• [TO BE DONE]
Could the lines from the start of the data through the line with "-4.4, -3.3, -0.6];" be set down exactly, with no pictures among them?

• [DATA SEGMENT]
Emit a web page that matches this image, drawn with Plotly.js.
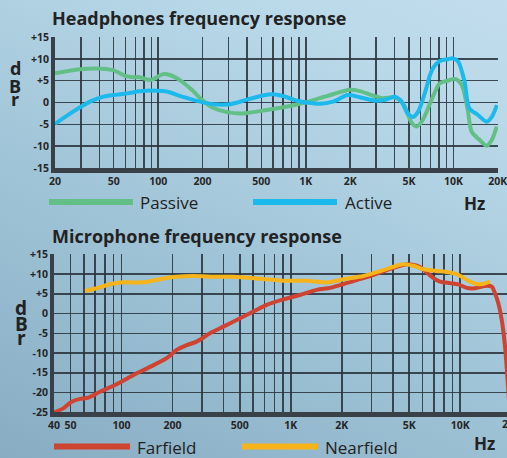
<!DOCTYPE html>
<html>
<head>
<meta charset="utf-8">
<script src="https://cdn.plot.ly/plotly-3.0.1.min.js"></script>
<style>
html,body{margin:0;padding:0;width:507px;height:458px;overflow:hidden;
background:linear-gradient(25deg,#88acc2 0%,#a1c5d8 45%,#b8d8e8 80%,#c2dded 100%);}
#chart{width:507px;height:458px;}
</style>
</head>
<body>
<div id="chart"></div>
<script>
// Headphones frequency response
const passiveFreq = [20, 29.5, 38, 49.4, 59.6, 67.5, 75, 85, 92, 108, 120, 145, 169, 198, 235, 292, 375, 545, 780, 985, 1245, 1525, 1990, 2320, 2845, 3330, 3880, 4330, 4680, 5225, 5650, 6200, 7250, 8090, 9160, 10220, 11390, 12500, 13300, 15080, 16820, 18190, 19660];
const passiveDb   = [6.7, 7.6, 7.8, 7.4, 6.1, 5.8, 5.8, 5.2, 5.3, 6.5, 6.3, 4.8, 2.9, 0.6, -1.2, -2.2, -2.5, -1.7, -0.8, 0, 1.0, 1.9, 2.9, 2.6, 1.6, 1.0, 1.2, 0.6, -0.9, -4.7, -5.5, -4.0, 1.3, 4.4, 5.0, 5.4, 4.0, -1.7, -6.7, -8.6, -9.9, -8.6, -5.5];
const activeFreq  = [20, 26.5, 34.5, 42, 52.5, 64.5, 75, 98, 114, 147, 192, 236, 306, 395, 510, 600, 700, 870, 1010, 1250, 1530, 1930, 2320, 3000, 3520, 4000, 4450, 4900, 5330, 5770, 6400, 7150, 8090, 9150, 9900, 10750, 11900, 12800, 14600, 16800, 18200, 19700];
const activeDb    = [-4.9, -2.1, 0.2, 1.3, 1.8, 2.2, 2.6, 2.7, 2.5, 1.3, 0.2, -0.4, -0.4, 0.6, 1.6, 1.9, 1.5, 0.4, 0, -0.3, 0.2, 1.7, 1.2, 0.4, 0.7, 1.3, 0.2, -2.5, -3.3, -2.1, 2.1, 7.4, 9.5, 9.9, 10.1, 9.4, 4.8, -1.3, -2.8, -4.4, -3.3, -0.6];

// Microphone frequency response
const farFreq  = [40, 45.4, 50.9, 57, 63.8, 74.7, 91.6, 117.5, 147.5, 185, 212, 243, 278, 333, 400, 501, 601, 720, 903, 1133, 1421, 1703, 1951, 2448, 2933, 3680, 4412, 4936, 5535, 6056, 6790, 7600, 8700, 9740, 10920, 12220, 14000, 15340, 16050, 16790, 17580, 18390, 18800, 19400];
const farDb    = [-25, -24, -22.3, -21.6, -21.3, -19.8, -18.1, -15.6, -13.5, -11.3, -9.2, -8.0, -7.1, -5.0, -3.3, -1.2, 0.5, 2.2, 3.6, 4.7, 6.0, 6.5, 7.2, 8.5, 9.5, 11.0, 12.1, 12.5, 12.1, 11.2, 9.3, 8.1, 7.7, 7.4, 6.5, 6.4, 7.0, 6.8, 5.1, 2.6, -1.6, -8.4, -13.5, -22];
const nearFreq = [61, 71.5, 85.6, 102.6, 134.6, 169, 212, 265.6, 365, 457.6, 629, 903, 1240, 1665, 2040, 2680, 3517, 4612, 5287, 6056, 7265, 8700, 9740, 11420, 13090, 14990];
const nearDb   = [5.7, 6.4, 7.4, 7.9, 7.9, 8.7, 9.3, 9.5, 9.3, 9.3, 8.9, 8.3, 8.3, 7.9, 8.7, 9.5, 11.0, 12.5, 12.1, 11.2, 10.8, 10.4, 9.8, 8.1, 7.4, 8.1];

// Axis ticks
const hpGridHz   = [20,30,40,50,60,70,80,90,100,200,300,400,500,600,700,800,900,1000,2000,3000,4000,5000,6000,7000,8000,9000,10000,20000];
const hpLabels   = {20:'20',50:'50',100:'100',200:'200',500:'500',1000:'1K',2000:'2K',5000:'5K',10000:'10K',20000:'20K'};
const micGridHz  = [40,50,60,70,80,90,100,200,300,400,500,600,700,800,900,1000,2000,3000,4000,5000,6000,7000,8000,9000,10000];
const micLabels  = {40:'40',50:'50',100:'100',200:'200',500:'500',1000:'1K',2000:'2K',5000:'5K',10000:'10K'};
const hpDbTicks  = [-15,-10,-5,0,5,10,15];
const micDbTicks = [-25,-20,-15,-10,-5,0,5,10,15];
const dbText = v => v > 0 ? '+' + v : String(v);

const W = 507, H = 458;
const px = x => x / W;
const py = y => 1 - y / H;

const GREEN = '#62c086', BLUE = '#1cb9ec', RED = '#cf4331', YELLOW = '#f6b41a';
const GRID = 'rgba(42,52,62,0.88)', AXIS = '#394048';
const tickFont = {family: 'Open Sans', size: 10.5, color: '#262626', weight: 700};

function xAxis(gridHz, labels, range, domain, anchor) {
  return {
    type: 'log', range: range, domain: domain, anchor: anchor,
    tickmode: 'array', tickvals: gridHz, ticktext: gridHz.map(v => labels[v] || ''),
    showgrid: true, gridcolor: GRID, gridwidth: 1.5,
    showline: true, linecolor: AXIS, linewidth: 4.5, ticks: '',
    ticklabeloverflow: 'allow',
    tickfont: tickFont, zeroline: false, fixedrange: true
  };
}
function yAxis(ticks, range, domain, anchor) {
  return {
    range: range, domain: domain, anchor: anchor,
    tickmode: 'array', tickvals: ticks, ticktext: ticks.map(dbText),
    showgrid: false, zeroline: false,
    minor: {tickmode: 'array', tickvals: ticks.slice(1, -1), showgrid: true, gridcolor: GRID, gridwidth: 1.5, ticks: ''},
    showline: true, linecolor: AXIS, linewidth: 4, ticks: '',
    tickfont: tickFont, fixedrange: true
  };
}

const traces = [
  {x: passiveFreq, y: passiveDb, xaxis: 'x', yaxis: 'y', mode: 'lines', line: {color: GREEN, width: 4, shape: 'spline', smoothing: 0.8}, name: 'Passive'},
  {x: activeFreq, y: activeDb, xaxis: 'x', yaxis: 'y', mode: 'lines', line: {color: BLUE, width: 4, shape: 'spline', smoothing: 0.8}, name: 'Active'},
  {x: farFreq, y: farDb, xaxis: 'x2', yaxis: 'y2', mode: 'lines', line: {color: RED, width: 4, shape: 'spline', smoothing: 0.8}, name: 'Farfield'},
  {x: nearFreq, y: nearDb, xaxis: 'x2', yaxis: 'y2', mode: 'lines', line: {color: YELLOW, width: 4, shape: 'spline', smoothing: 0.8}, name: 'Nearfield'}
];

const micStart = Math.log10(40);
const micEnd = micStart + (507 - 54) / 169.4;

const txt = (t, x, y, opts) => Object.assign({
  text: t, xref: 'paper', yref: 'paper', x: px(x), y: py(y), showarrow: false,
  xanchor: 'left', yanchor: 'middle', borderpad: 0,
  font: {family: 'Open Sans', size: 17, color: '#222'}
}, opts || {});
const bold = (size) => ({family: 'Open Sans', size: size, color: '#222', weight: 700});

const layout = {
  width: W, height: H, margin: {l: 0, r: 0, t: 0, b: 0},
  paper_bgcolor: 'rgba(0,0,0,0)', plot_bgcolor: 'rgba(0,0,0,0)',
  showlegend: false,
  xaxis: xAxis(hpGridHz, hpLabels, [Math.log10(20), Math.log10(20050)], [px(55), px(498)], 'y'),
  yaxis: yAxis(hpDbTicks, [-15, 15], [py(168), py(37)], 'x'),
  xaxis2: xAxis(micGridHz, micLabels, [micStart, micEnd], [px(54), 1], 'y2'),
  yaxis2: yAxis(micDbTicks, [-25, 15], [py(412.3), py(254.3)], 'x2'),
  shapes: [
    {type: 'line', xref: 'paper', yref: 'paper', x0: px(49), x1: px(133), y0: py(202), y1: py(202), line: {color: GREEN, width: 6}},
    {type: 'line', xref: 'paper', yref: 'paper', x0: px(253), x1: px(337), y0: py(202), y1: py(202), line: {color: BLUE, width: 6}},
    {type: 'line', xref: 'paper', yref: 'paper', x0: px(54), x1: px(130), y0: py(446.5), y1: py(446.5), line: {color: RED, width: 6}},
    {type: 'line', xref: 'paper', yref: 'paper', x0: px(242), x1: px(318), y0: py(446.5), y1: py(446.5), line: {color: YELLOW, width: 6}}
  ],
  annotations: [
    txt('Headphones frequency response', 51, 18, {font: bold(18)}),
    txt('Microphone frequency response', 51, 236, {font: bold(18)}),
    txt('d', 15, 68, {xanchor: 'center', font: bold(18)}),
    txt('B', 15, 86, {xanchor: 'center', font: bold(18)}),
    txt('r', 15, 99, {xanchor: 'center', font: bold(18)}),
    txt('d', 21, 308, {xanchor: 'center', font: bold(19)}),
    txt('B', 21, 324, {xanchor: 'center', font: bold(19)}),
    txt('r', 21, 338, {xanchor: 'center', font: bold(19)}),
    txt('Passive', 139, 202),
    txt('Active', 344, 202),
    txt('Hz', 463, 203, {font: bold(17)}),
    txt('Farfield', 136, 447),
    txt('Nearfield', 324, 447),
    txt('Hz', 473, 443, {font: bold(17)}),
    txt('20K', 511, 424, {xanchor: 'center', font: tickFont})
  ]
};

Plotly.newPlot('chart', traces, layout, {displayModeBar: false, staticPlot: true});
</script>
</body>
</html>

• [FINAL ANSWER]
Emit a web page that matches this image, drawn with Plotly.js.
<!DOCTYPE html>
<html>
<head>
<meta charset="utf-8">
<script src="https://cdn.plot.ly/plotly-3.0.1.min.js"></script>
<style>
html,body{margin:0;padding:0;width:507px;height:458px;overflow:hidden;
background:linear-gradient(25deg,#88acc2 0%,#a1c5d8 45%,#b8d8e8 80%,#c2dded 100%);}
#chart{width:507px;height:458px;}
</style>
</head>
<body>
<div id="chart"></div>
<script>
// Headphones frequency response
const passiveFreq = [20, 29.5, 38, 49.4, 59.6, 67.5, 75, 85, 92, 108, 120, 145, 169, 198, 235, 292, 375, 545, 780, 985, 1245, 1525, 1990, 2320, 2845, 3330, 3880, 4330, 4680, 5225, 5650, 6200, 7250, 8090, 9160, 10220, 11390, 12500, 13300, 15080, 16820, 18190, 19660];
const passiveDb   = [6.7, 7.6, 7.8, 7.4, 6.1, 5.8, 5.8, 5.2, 5.3, 6.5, 6.3, 4.8, 2.9, 0.6, -1.2, -2.2, -2.5, -1.7, -0.8, 0, 1.0, 1.9, 2.9, 2.6, 1.6, 1.0, 1.2, 0.6, -0.9, -4.7, -5.5, -4.0, 1.3, 4.4, 5.0, 5.4, 4.0, -1.7, -6.7, -8.6, -9.9, -8.6, -5.5];
const activeFreq  = [20, 26.5, 34.5, 42, 52.5, 64.5, 75, 98, 114, 147, 192, 236, 306, 395, 510, 600, 700, 870, 1010, 1250, 1530, 1930, 2320, 3000, 3520, 4000, 4450, 4900, 5330, 5770, 6400, 7150, 8090, 9150, 9900, 10750, 11900, 12800, 14600, 16800, 18200, 19700];
const activeDb    = [-4.9, -2.1, 0.2, 1.3, 1.8, 2.2, 2.6, 2.7, 2.5, 1.3, 0.2, -0.4, -0.4, 0.6, 1.6, 1.9, 1.5, 0.4, 0, -0.3, 0.2, 1.7, 1.2, 0.4, 0.7, 1.3, 0.2, -2.5, -3.3, -2.1, 2.1, 7.4, 9.5, 9.9, 10.1, 9.4, 4.8, -1.3, -2.8, -4.4, -3.3, -0.6];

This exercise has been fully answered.